The community group, the New Philadelphia Association, bought more than 30 acres that Frank McWorter had owned and allowed archaeologists from the University of Illinois and the University of Maryland to dig over several summers to unearth remnants of the town. Although no original buildings remain, the area has walking trails with smartphone-enabled kiosks that tell McWorter's story.
Iftner and his wife, Kaye, planted an acre of native prairie grasses - milkweed, goldenrod, bee balm - to resemble what the ground looked like before it was plowed. On Monday, the organization will open the site to visitors for an event that will include remarks by members of the McWorter family.
All of their work was impetus for the site being named to the National Register of Historic Places. If Congress grants the site National Park status, the McWorter story will have a platform to travel more widely. Funding would help build a visitor center, and administration for the site would operate out of the Lincoln Home in nearby Springfield, a National Historic Site operated by the National Park Service.

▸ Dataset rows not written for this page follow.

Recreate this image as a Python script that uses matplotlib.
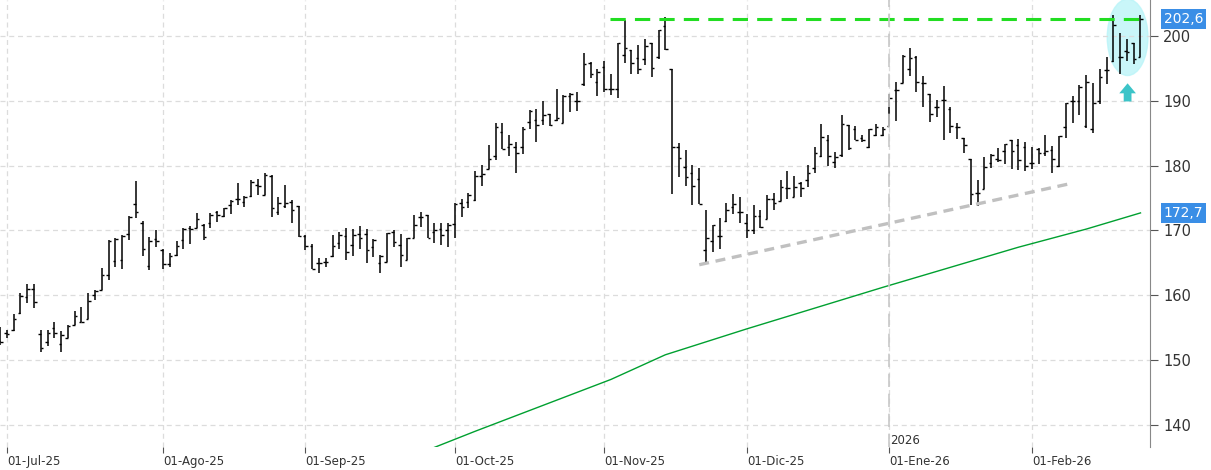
import matplotlib.pyplot as plt
from matplotlib.patches import Ellipse
import numpy as np

# OHLC, one row per trading day (30-Jun-25 .. 24-Feb-26)
opens = [153.0, 154.2, 154.7, 157.3, 159.7, 161.0, 154.0, 152.8, 154.9, 152.5, 153.4, 155.4, 155.9, 156.4, 160.0, 160.8,
         163.1, 165.3, 165.5, 169.4, 174.1, 171.2, 164.5, 168.6, 167.0, 164.8, 166.2, 168.5, 170.3, 170.4, 170.8, 171.2,
         172.9, 172.2, 173.9, 174.9, 174.4, 175.3, 177.0, 175.5, 178.4, 172.9, 173.7, 174.4, 173.7, 169.1, 167.6,
         164.9, 165.1, 166.0, 168.0, 169.1, 167.8, 169.5, 169.5, 167.4, 164.9, 165.2, 169.8, 167.7, 165.5, 168.9, 172.0,
         172.4, 169.8, 170.2, 170.0, 171.0, 174.3, 174.4, 174.7, 178.4, 179.4, 181.5, 185.2, 182.8, 182.9, 182.8, 186.8,
         187.1, 187.1, 188.0, 187.0, 186.5, 190.7, 190.0, 192.6, 195.8, 192.9, 195.2, 191.8, 191.8,
         197.1, 197.9, 196.6, 196.4, 198.9, 196.8, 201.5, 194.9, 182.8, 179.8, 178.9, 178.0, 166.9, 168.4, 169.1, 171.5,
         173.6, 172.9, 171.1, 170.0, 172.2, 171.7, 174.8, 174.6, 176.6, 175.2, 177.3, 177.8, 179.6, 181.5, 184.0, 180.6,
         181.6, 186.3, 185.6, 184.2, 182.8, 184.7, 184.7, 186.1, 191.6, 192.8, 194.9, 196.8,
         192.7, 191.0, 189.1, 190.1, 188.8, 186.0, 184.2, 181.0, 175.8, 176.4, 180.4, 181.0, 182.2, 183.9, 183.2, 182.9,
         180.4, 182.5, 182.0, 182.4, 179.9, 185.9, 189.9, 189.9, 186.1, 185.6, 190.0, 194.7, 196.2, 196.8, 197.7, 199.0,
         196.8]
highs = [155.1, 154.6, 157.1, 160.3, 161.8, 161.8, 154.7, 154.6, 155.8, 154.5, 155.4, 157.6, 158.2, 160.3, 160.8, 164.2,
         168.5, 168.8, 169.3, 172.2, 177.7, 171.4, 169.0, 170.1, 167.2, 166.5, 168.3, 170.3, 170.7, 172.7, 171.0, 172.7,
         173.0, 173.5, 174.7, 177.3, 175.3, 177.8, 178.0, 178.9, 178.5, 175.1, 177.0, 174.7, 173.8, 169.3, 167.9,
         165.7, 165.8, 169.3, 169.8, 170.3, 170.2, 170.7, 170.2, 168.6, 166.2, 169.6, 170.0, 169.5, 168.9, 172.4, 172.9,
         172.4, 171.1, 171.1, 171.1, 174.2, 174.8, 175.8, 179.2, 180.1, 183.2, 186.5, 186.5, 184.7, 183.7, 185.9, 188.6,
         188.7, 189.9, 188.0, 191.9, 190.9, 191.2, 191.3, 197.4, 196.0, 194.9, 196.2, 194.2, 199.0,
         202.4, 197.9, 198.6, 199.6, 199.0, 201.0, 203.0, 194.9, 183.5, 182.4, 180.1, 179.6, 173.1, 170.8, 171.9, 174.3,
         175.6, 175.1, 172.6, 173.9, 173.2, 175.4, 175.7, 177.8, 179.2, 178.4, 177.4, 180.1, 182.9, 186.4, 184.7, 182.1,
         187.8, 186.3, 186.1, 184.7, 185.7, 186.4, 185.9, 191.0, 192.9, 197.1, 198.1, 196.9,
         193.8, 191.0, 190.1, 192.3, 189.0, 186.5, 184.2, 181.0, 177.8, 181.4, 181.8, 182.7, 183.4, 183.9, 184.1, 183.6,
         182.8, 182.7, 184.7, 183.0, 184.6, 189.6, 190.7, 192.4, 194.0, 192.7, 194.9, 196.7, 203.2, 200.5, 199.6, 199.0,
         203.2]
lows = [152.3, 153.4, 154.4, 157.1, 158.8, 158.0, 151.3, 152.2, 153.4, 151.3, 153.4, 155.4, 155.8, 156.4, 159.3, 160.8,
        162.3, 164.3, 164.1, 168.5, 171.9, 166.1, 163.9, 167.4, 164.0, 164.3, 166.0, 167.1, 167.9, 170.3, 168.5, 170.3,
        171.3, 172.0, 172.5, 173.9, 173.6, 175.2, 175.5, 175.5, 172.0, 172.4, 173.4, 171.1, 169.0, 166.9, 164.0,
        163.5, 164.3, 165.9, 167.2, 165.5, 166.0, 167.2, 165.0, 165.9, 163.5, 165.2, 167.4, 164.4, 165.5, 168.9, 170.6,
        168.9, 168.1, 167.7, 167.4, 168.9, 172.0, 173.4, 174.6, 176.8, 179.4, 180.9, 182.5, 181.5, 178.9, 181.8, 185.7,
        183.7, 186.3, 186.1, 186.9, 186.5, 188.2, 188.5, 192.3, 193.5, 190.7, 191.4, 190.9, 190.4,
        195.8, 194.2, 194.2, 195.5, 193.6, 196.4, 197.9, 175.6, 178.3, 176.8, 173.9, 174.1, 165.0, 166.6, 167.1, 171.3,
        172.5, 171.2, 168.9, 169.4, 170.3, 171.7, 173.2, 174.6, 174.9, 175.2, 175.1, 176.7, 178.9, 181.4, 179.9, 179.7,
        181.4, 182.4, 184.0, 183.7, 182.7, 184.5, 184.6, 186.1, 186.9, 192.7, 193.8, 191.4,
        189.1, 186.8, 187.5, 183.9, 185.1, 184.1, 182.0, 173.9, 173.7, 176.4, 179.6, 180.5, 180.2, 179.4, 179.3, 179.1,
        179.4, 180.2, 181.5, 178.8, 179.8, 184.2, 186.5, 187.8, 185.8, 185.0, 189.5, 192.6, 196.0, 194.2, 196.2, 195.7,
        196.8]
closes = [152.7, 154.0, 156.3, 159.9, 160.9, 159.0, 151.9, 154.1, 154.2, 153.8, 155.3, 156.8, 155.8, 159.1, 160.6, 163.1,
          168.4, 168.7, 169.2, 172.1, 172.8, 167.2, 168.4, 168.3, 164.8, 166.1, 167.6, 170.2, 170.2, 171.7, 169.0, 172.4,
          172.4, 173.4, 174.6, 174.8, 175.2, 177.5, 176.8, 178.5, 173.4, 174.3, 174.3, 173.2, 169.1, 167.6, 164.1,
          164.9, 165.1, 167.6, 169.3, 166.6, 169.3, 168.9, 166.9, 168.5, 166.1, 169.6, 168.2, 166.2, 168.8, 170.8, 172.1,
          168.9, 170.0, 169.3, 170.8, 174.1, 173.6, 175.5, 178.4, 178.7, 181.0, 185.9, 182.5, 183.4, 181.9, 185.7, 188.5,
          186.3, 187.8, 186.3, 187.3, 190.7, 191.0, 190.0, 195.7, 194.1, 194.5, 191.9, 191.8, 199.0,
          198.1, 195.8, 194.9, 198.4, 195.0, 200.9, 198.0, 182.9, 181.1, 178.3, 176.8, 174.1, 168.9, 170.8, 169.1, 173.1,
          174.1, 172.9, 170.0, 172.2, 170.6, 174.9, 174.2, 176.7, 176.5, 176.7, 176.5, 178.8, 181.9, 184.4, 181.5, 181.4,
          186.4, 182.7, 184.0, 183.9, 185.6, 185.9, 185.7, 190.5, 191.6, 196.9, 196.6, 192.9,
          192.7, 188.0, 189.1, 190.1, 186.1, 185.9, 183.2, 175.6, 175.8, 179.8, 181.6, 180.9, 183.3, 182.2, 180.8, 179.9,
          180.4, 182.0, 182.2, 181.0, 184.5, 189.6, 189.9, 192.1, 192.9, 189.6, 193.6, 194.7, 201.7, 196.7, 197.6, 196.4,
          202.6]

# long moving average (green line), sampled every few bars
ma_idx = [63, 70, 80, 90, 98, 110, 120, 130, 140, 150, 160, 168]
ma_val = [136.1, 139.0, 143.0, 147.0, 150.8, 154.8, 158.0, 161.2, 164.3, 167.4, 170.2, 172.7]

month_idx = [1, 24, 45, 67, 89, 110, 131, 152]
month_lbl = ['01-Jul-25', '01-Ago-25', '01-Sep-25', '01-Oct-25', '01-Nov-25', '01-Dic-25', '01-Ene-26', '01-Feb-26']

resist = 202.6
support = [(103, 164.7), (158, 177.3)]
last_ma = 172.7

fig = plt.figure(figsize=(12.11, 4.70), dpi=100)
ax = fig.add_axes([0, 23 / 470, 1150 / 1211, 447 / 470])

x = np.arange(len(closes))
w = 0.38
ax.vlines(x, lows, highs, color='black', lw=1.1)
ax.hlines(opens, x - w, x, color='black', lw=1.0)
ax.hlines(closes, x, x + w, color='black', lw=1.0)

ax.plot(ma_idx, ma_val, color='#00a030', lw=1.0)
ax.hlines(resist, 89.8, 168.3, color='#22dd22', lw=2.2, linestyles=(0, (5, 3)))
ax.plot([p[0] for p in support], [p[1] for p in support], color='#c0c0c0', lw=2.4, ls=(0, (3, 2)))
ax.axvline(131, color='#c8c8c8', lw=1.2, ls=(0, (8, 4)))
ax.text(131.1, 137.6, '2026', fontsize=8.5, color='#333333', ha='left', va='center')

ax.add_patch(Ellipse((166.1, 199.8), 6.0, 11.8, color='#b8f4f8', alpha=0.75, zorder=0))
ax.annotate('', xy=(166.1, 192.7), xytext=(166.1, 189.9),
            arrowprops=dict(arrowstyle='simple,head_width=1.5,head_length=0.9,tail_width=0.7',
                            mutation_scale=8, shrinkA=0, shrinkB=0, color='#3cc4c8', lw=0))

ax.set_xlim(0, 169.4)
ax.set_ylim(136.57, 205.56)
ax.grid(True, color='#dcdcdc', ls=(0, (4, 3)), lw=0.9)
ax.set_xticks(month_idx)
ax.set_xticklabels(month_lbl, ha='left', fontsize=8.5, color='#333333')
ax.tick_params(axis='x', direction='out', length=4, pad=2, color='#555555')
ax.yaxis.tick_right()
ax.set_yticks(np.arange(140, 201, 10))
ax.tick_params(axis='y', direction='out', length=6, labelsize=10.5, labelcolor='#333333', color='#555555')
for s in ['top', 'left', 'bottom']:
    ax.spines[s].set_visible(False)
ax.spines['right'].set_color('#888888')

for v in (resist, last_ma):
    ax.text(1.012, (v - 136.57) / (205.56 - 136.57), f'{v:.1f}'.replace('.', ','),
            transform=ax.transAxes, fontsize=10, color='white', va='center', ha='left',
            bbox=dict(boxstyle='square,pad=0.2', fc='#3a8ee6', ec='none'))

fig.savefig('out.png', dpi=100)
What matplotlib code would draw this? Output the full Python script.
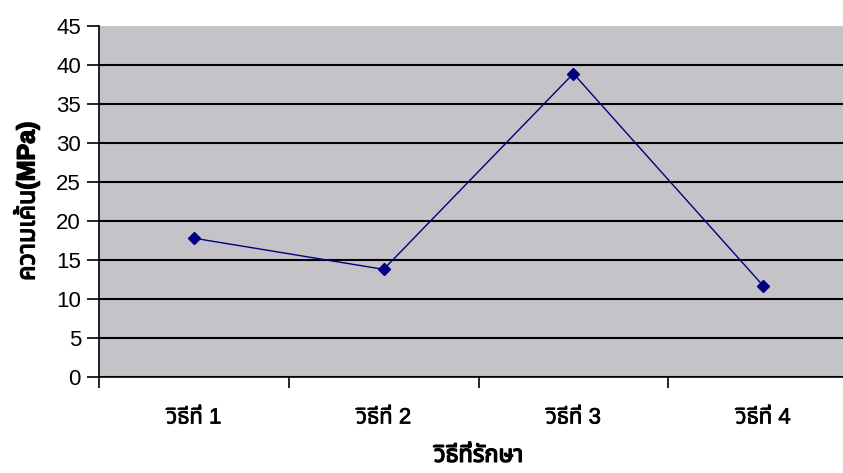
import matplotlib
matplotlib.use("Agg")
import matplotlib.pyplot as plt
import matplotlib.patheffects as pe

# Data
categories = ["วิธีที่ 1", "วิธีที่ 2", "วิธีที่ 3", "วิธีที่ 4"]
strength = [17.8, 13.8, 38.9, 11.7]
y_ticks = list(range(0, 50, 5))

plt.rcParams["font.family"] = ["Liberation Sans", "Noto Sans Thai", "DejaVu Sans"]

fig = plt.figure(figsize=(8.43, 4.73), dpi=100)
ax = fig.add_axes([99 / 843, 96 / 473, 759 / 843, 351 / 473])
ax.set_facecolor("#c5c3c7")

x = range(len(categories))
ax.plot(x, strength, color="#000080", lw=1.0, marker="D", markersize=6.5, zorder=3)

ax.set_xlim(-0.5, len(categories) - 0.5)
ax.set_ylim(0, 45)
ax.set_yticks(y_ticks)
ax.set_xticks([i - 0.5 for i in range(len(categories) + 1)])
ax.set_xticklabels([])
ax.set_xticks(list(x), minor=True)
ax.set_xticklabels(categories, minor=True, fontsize=16)
ax.tick_params(axis="x", which="minor", length=0, pad=22)
ax.tick_params(axis="x", which="major", length=8, width=1.2, direction="out")
ax.tick_params(axis="y", length=9, width=1.2, labelsize=16, pad=4)

# the Thai font has no bold face here, thicken it a bit
bold = [pe.withStroke(linewidth=1.0, foreground="black")]
semi = [pe.withStroke(linewidth=0.5, foreground="black")]
for lbl in ax.get_xticklabels(minor=True):
    lbl.set_path_effects(semi)

ax.yaxis.grid(True, color="black", lw=1.5)
ax.get_ygridlines()[-1].set_visible(False)
ax.set_axisbelow(True)

for s in ["top", "right"]:
    ax.spines[s].set_visible(False)
for s in ["left", "bottom"]:
    ax.spines[s].set_linewidth(1.2)

ax.set_ylabel("ความเค้น(MPa)", fontsize=18, fontweight="bold", labelpad=12,
              path_effects=bold)
ax.set_xlabel("วิธีที่รักษา", fontsize=17, fontweight="bold", labelpad=11,
              path_effects=bold)

fig.savefig("out.png", dpi=100)
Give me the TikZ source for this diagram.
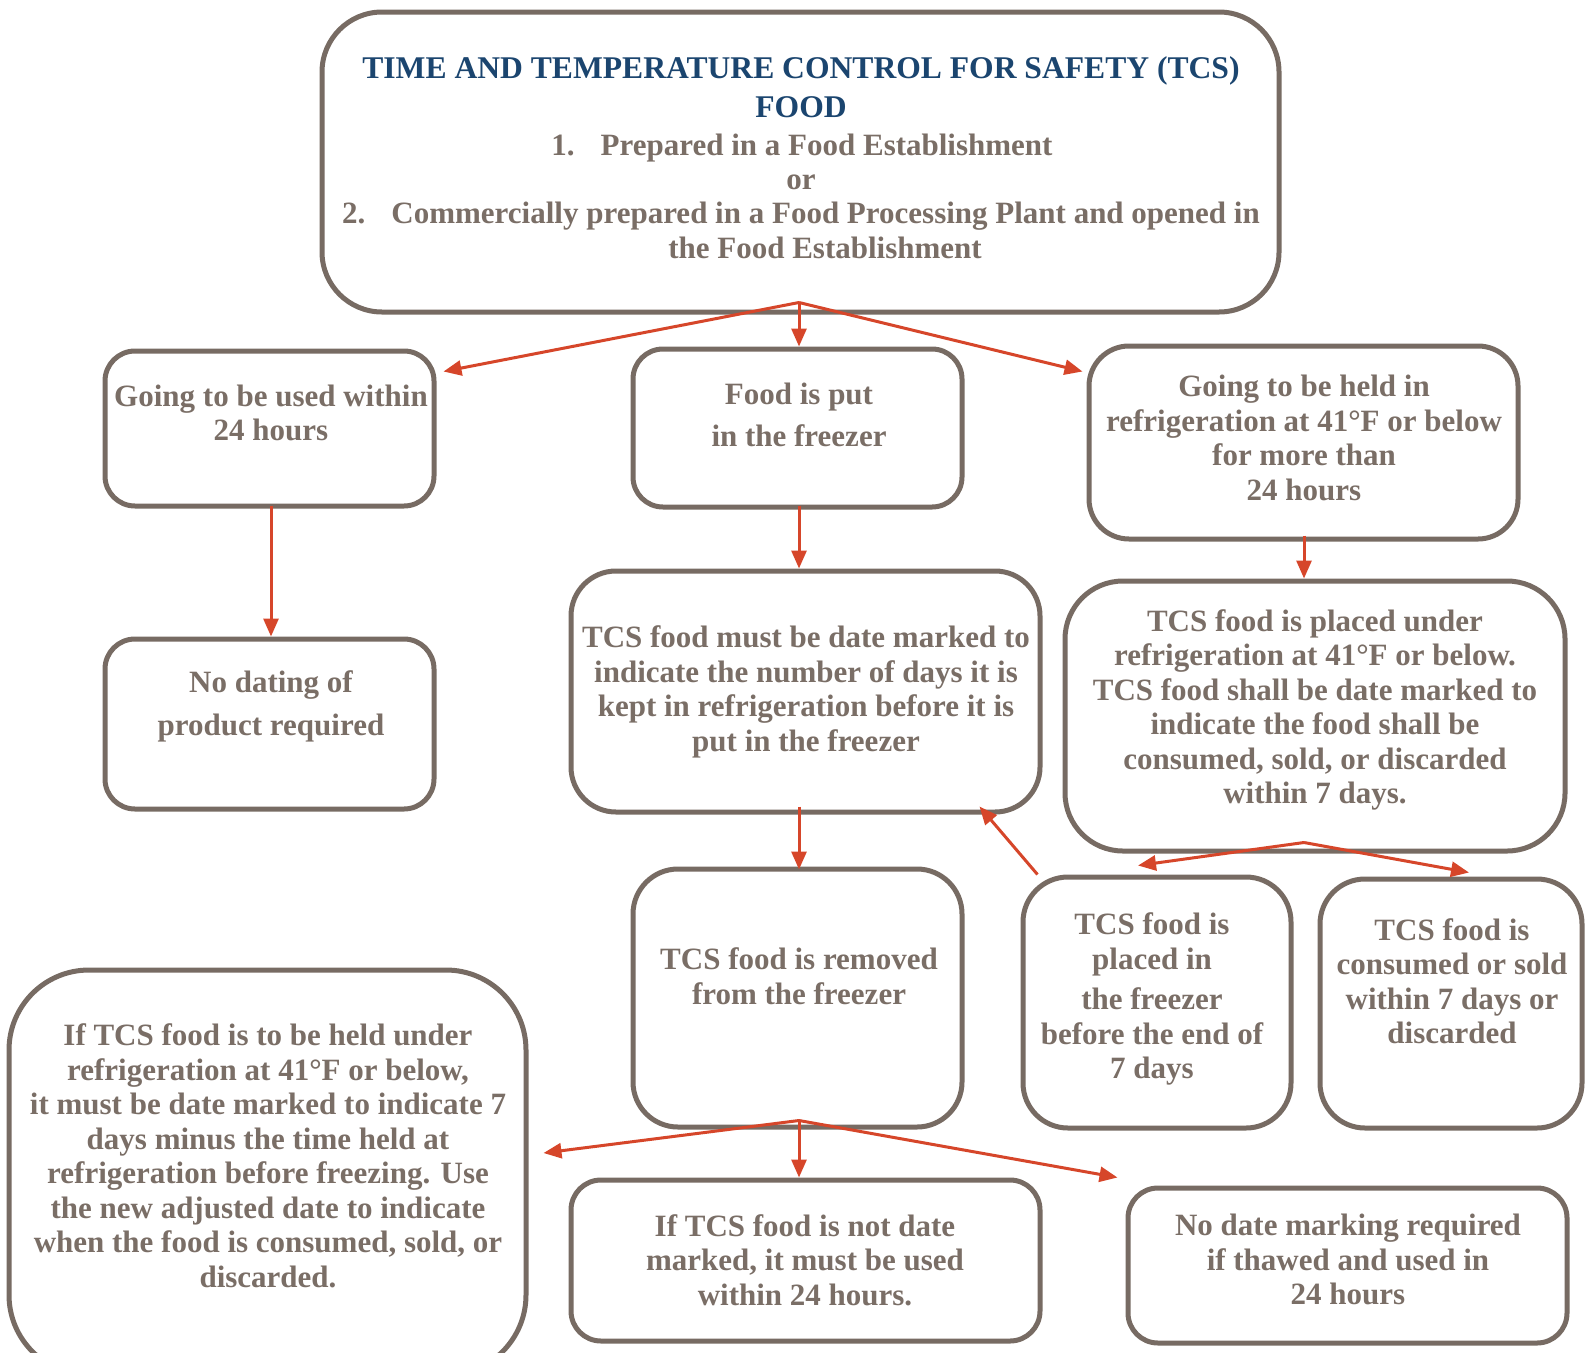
\documentclass[tikz,border=0pt]{standalone}
\usepackage{fontspec}
\setmainfont{Liberation Serif}
\usetikzlibrary{arrows.meta,calc}
\definecolor{boxgray}{HTML}{776B63}
\definecolor{txtgray}{HTML}{7A6E66}
\definecolor{titleblue}{HTML}{1B456F}
\definecolor{arrred}{HTML}{D6462A}
\begin{document}
\begin{tikzpicture}[x=1pt,y=-1pt,
  box/.style={draw=boxgray, fill=white, line width=5pt, rounded corners=30pt, inner sep=0pt},
  txt/.style={text=txtgray, font=\bfseries\fontsize{31}{34.5}\selectfont, align=center, inner sep=0pt},
  ttl/.style={text=titleblue, font=\bfseries\fontsize{31.6}{39}\selectfont, align=center, inner sep=0pt},
  arr/.style={draw=arrred, line width=3pt, -{Triangle[length=18pt,width=15pt]}}]
\useasboundingbox (0,0) rectangle (1586,1352);
\clip (0,0) rectangle (1586,1352);
% boxes
\node[box, rounded corners=60pt, minimum width=957pt, minimum height=300pt] (b1) at (800.5,162) {};
\node[box, minimum width=329pt, minimum height=155pt] (b2) at (269.5,428.5) {};
\node[box, minimum width=329pt, minimum height=158pt] (b3) at (797.5,428) {};
\node[box, rounded corners=40pt, minimum width=429pt, minimum height=193pt] (b4) at (1303.5,442.5) {};
\node[box, minimum width=329pt, minimum height=170pt] (b5) at (269.5,724) {};
\node[box, rounded corners=45pt, minimum width=469pt, minimum height=241pt] (b6) at (805.5,691.5) {};
\node[box, rounded corners=58pt, minimum width=500pt, minimum height=270pt] (b7) at (1315,716) {};
\node[box, rounded corners=45pt, minimum width=329pt, minimum height=258pt] (b8) at (797.5,998) {};
\node[box, rounded corners=45pt, minimum width=268pt, minimum height=251pt] (b9) at (1157,1002.5) {};
\node[box, rounded corners=45pt, minimum width=262pt, minimum height=249pt] (b10) at (1451,1003.5) {};
\node[box, rounded corners=80pt, minimum width=517pt, minimum height=405pt] (b11) at (267.5,1172.5) {};
\node[box, minimum width=469pt, minimum height=161pt] (b12) at (805.5,1260.5) {};
\node[box, minimum width=439pt, minimum height=155pt] (b13) at (1347.5,1265.5) {};
% title texts
\node[ttl, anchor=base] (t1) at (801,78) {TIME AND TEMPERATURE CONTROL FOR SAFETY (TCS)};
\node[ttl, anchor=base] (t2) at (801,117) {FOOD};
\node[txt, anchor=base] (t3) at (802,155) {1.\hspace{26pt}Prepared in a Food Establishment};
\node[txt, anchor=base] (t4) at (801,189) {or};
\node[txt, anchor=base] (t5) at (801,223) {2.\hspace{26pt}Commercially prepared in a Food Processing Plant and opened in};
\node[txt, anchor=base] (t6) at (825,258) {the Food Establishment};
% box texts
\node[txt] (x2) at (271,413) {Going to be used within\\24 hours};
\node[txt] (x3) at (799,415) {Food is put\\[7pt]in the freezer};
\node[txt] (x4) at (1304,438) {Going to be held in\\refrigeration at 41°F or below\\for more than\\24 hours};
\node[txt] (x5) at (271,706.5) {No dating of\\[8pt]product required};
\node[txt] (x6) at (806,692) {TCS food must be date marked to\\indicate the number of days it is\\kept in refrigeration before it is\\put in the freezer};
\node[txt] (x7) at (1315,710) {TCS food is placed under\\refrigeration at 41°F or below.\\TCS food shall be date marked to\\indicate the food shall be\\consumed, sold, or discarded\\within 7 days.};
\node[txt] (x8) at (799,976) {TCS food is removed\\from the freezer};
\node[txt] (x9) at (1152,999) {TCS food is\\placed in\\[6pt]the freezer\\before the end of\\7 days};
\node[txt] (x10) at (1452,981) {TCS food is\\consumed or sold\\within 7 days or\\discarded};
\node[txt] (x11) at (268,1156) {If TCS food is to be held under\\refrigeration at 41°F or below,\\it must be date marked to indicate 7\\days minus the time held at\\refrigeration before freezing. Use\\the new adjusted date to indicate\\when the food is consumed, sold, or\\discarded.};
\node[txt] (x12) at (805,1260) {If TCS food is not date\\marked, it must be used\\within 24 hours.};
\node[txt] (x13) at (1348,1259.5) {No date marking required\\if thawed and used in\\24 hours};
% branch points
\coordinate (p0) at ($(b1.south)+(-1.5,-12)$);
\coordinate (p1) at ($(b7.south)+(-11,-11)$);
\coordinate (p2) at ($(b8.south)+(1.5,-9)$);
% connectors
\draw[arr] (p0) -- ($(b2.north east)+(7,23)$);
\draw[arr] (p0) -- (p0 |- b3.north);
\draw[arr] (p0) -- ($(b4.north west)+(-4,28)$);
\draw[arr] ($(b2.south)+(1.5,-3)$) -- ($(b5.north)+(1.5,0)$);
\draw[arr] ($(b3.south)+(1.5,-4)$) -- ($(b3.south |- b6.north)+(1.5,0)$);
\draw[arr] ($(b4.south)+(0.5,-6)$) -- ($(b4.south |- b7.north)+(0.5,0)$);
\draw[arr] (p1) -- ($(b9.north)+(-19,-9)$);
\draw[arr] (p1) -- ($(b10.north)+(18,-4)$);
\draw[arr] ($(b9.north west)+(17,0)$) -- ($(b6.south east)+(-63,-8)$);
\draw[arr] ($(b6.south)+(-6.5,-8)$) -- ($(b6.south -| p2)+(0,55)$);
\draw[arr] (p2) -- ($(b11.east)+(15,-19.5)$);
\draw[arr] (p2) -- (p2 |- b12.north);
\draw[arr] (p2) -- ($(b13.north west)+(-8,-8)$);
\end{tikzpicture}
\end{document}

Today, the town sits firmly in Trump Country. The former president received nearly 60 percent of the votes in Pike County in the November election. Yet the culture clashes surrounding Confederate monuments and unearthed Black histories stand in opposition to the people here and the work they have done for nearly 30 years, despite their different backgrounds and political loyalties, to tell Frank McWorter's story.
"I think people are thirsting for something positive. They're tired of hearing about the unrest between people," Kaye Iftner said. "People want to live in harmony."
For Gerald McWorter, the integrated town his great-great-grandfather built gives him hope.
"If New Philadelphia was possible, maybe [racial harmony in] America is possible," he said.